Data:

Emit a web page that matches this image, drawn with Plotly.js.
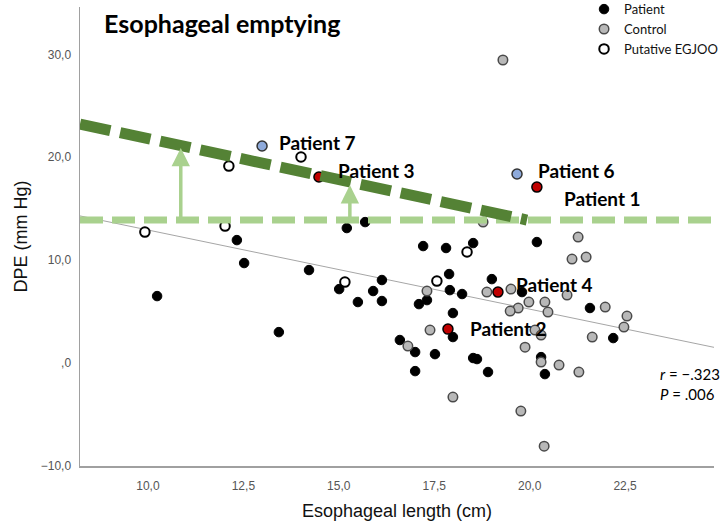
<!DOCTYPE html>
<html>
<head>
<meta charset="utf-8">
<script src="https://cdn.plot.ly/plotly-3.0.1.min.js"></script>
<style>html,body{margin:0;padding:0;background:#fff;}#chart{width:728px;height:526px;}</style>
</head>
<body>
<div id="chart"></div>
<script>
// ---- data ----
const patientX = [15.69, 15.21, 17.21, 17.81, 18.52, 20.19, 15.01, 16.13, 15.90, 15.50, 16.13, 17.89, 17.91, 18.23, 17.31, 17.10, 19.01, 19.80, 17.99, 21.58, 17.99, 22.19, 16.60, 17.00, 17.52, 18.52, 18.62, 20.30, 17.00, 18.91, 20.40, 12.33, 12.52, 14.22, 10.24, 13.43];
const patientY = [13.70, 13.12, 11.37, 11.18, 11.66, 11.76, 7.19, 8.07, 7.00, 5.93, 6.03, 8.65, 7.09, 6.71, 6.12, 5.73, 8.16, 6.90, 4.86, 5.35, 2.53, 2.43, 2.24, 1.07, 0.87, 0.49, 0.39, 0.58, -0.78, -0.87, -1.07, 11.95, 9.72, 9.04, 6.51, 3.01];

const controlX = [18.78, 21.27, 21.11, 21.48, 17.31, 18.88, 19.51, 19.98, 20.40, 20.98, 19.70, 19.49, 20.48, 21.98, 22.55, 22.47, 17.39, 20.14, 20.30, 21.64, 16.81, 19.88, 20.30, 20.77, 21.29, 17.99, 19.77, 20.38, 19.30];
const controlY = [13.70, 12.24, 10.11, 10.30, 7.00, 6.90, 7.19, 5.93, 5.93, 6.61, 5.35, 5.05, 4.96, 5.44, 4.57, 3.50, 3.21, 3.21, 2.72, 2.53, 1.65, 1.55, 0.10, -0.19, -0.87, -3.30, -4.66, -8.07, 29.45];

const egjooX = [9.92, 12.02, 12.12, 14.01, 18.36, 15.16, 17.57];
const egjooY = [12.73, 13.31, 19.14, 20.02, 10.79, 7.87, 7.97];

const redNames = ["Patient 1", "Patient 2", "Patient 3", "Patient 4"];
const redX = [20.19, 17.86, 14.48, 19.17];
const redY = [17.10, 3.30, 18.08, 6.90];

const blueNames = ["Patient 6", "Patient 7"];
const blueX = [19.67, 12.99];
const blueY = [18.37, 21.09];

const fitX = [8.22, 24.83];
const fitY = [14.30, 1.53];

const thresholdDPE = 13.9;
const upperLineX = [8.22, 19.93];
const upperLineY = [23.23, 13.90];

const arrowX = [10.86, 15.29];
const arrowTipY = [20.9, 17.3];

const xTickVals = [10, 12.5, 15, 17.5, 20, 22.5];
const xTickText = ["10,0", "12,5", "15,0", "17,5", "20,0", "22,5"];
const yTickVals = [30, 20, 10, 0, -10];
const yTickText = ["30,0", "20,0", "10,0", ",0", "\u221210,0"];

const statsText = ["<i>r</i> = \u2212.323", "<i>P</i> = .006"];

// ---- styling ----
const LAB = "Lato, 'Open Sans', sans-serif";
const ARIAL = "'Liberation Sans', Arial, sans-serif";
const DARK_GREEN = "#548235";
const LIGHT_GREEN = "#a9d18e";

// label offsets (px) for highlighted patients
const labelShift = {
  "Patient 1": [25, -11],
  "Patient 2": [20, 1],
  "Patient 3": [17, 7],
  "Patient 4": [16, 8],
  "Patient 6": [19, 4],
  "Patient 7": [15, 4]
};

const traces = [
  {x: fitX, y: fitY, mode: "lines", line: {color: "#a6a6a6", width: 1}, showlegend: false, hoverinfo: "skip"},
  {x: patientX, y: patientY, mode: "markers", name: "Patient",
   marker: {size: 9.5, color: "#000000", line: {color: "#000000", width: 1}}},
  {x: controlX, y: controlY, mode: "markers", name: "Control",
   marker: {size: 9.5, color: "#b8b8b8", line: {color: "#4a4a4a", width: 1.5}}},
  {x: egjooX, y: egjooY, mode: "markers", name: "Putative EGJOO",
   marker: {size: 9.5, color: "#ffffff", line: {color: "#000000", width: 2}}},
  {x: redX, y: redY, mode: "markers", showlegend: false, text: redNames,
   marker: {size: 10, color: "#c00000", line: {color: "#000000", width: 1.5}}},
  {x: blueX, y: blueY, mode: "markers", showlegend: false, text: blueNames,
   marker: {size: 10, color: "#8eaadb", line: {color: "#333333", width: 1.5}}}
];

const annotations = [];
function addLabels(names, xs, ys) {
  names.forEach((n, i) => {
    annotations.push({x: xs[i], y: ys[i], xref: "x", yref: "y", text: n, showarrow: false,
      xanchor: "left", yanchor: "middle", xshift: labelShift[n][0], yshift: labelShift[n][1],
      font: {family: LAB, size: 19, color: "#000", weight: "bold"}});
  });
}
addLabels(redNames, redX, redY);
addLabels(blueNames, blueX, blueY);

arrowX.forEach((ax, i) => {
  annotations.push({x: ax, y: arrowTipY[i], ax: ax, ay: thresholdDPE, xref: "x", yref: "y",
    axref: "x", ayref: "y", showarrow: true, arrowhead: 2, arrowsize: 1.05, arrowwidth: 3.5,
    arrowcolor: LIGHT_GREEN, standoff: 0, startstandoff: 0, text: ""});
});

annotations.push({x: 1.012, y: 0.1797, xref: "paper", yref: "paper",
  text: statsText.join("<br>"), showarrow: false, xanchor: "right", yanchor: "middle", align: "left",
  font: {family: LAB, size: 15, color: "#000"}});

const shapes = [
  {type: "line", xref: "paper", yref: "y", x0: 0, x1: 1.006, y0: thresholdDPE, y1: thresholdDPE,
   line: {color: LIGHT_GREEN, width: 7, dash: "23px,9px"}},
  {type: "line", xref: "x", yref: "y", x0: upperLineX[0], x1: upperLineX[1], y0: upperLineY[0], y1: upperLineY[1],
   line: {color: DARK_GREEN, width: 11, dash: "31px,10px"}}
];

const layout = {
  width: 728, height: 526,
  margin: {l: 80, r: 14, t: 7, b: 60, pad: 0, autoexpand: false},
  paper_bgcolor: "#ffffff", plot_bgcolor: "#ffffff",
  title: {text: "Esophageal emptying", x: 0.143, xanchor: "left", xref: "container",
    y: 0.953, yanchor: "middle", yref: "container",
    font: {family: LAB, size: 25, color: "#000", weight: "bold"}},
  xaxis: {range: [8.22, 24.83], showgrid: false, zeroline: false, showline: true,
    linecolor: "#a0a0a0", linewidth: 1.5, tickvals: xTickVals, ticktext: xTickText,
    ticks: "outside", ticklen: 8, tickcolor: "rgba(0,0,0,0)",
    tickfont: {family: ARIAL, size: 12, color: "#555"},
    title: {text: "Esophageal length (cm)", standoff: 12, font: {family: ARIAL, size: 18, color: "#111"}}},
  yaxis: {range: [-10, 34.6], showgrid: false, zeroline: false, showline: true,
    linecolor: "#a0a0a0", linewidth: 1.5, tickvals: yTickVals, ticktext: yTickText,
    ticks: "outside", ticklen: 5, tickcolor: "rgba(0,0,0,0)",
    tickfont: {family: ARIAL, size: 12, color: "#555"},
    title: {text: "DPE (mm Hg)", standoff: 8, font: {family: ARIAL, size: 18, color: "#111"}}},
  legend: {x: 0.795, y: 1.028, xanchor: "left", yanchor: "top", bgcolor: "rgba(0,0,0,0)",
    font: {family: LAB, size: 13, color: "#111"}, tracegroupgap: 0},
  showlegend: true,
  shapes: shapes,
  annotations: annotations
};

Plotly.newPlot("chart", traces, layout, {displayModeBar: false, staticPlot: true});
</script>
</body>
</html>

Stated exercise: Begin at the top of the material above and output each line exactly, stopping after the line that holds "9.04, 6.51, 3.01];". Leave out pictures.

Output below:
Emit a web page that matches this image, drawn with Plotly.js.
<!DOCTYPE html>
<html>
<head>
<meta charset="utf-8">
<script src="https://cdn.plot.ly/plotly-3.0.1.min.js"></script>
<style>html,body{margin:0;padding:0;background:#fff;}#chart{width:728px;height:526px;}</style>
</head>
<body>
<div id="chart"></div>
<script>
// ---- data ----
const patientX = [15.69, 15.21, 17.21, 17.81, 18.52, 20.19, 15.01, 16.13, 15.90, 15.50, 16.13, 17.89, 17.91, 18.23, 17.31, 17.10, 19.01, 19.80, 17.99, 21.58, 17.99, 22.19, 16.60, 17.00, 17.52, 18.52, 18.62, 20.30, 17.00, 18.91, 20.40, 12.33, 12.52, 14.22, 10.24, 13.43];
const patientY = [13.70, 13.12, 11.37, 11.18, 11.66, 11.76, 7.19, 8.07, 7.00, 5.93, 6.03, 8.65, 7.09, 6.71, 6.12, 5.73, 8.16, 6.90, 4.86, 5.35, 2.53, 2.43, 2.24, 1.07, 0.87, 0.49, 0.39, 0.58, -0.78, -0.87, -1.07, 11.95, 9.72, 9.04, 6.51, 3.01];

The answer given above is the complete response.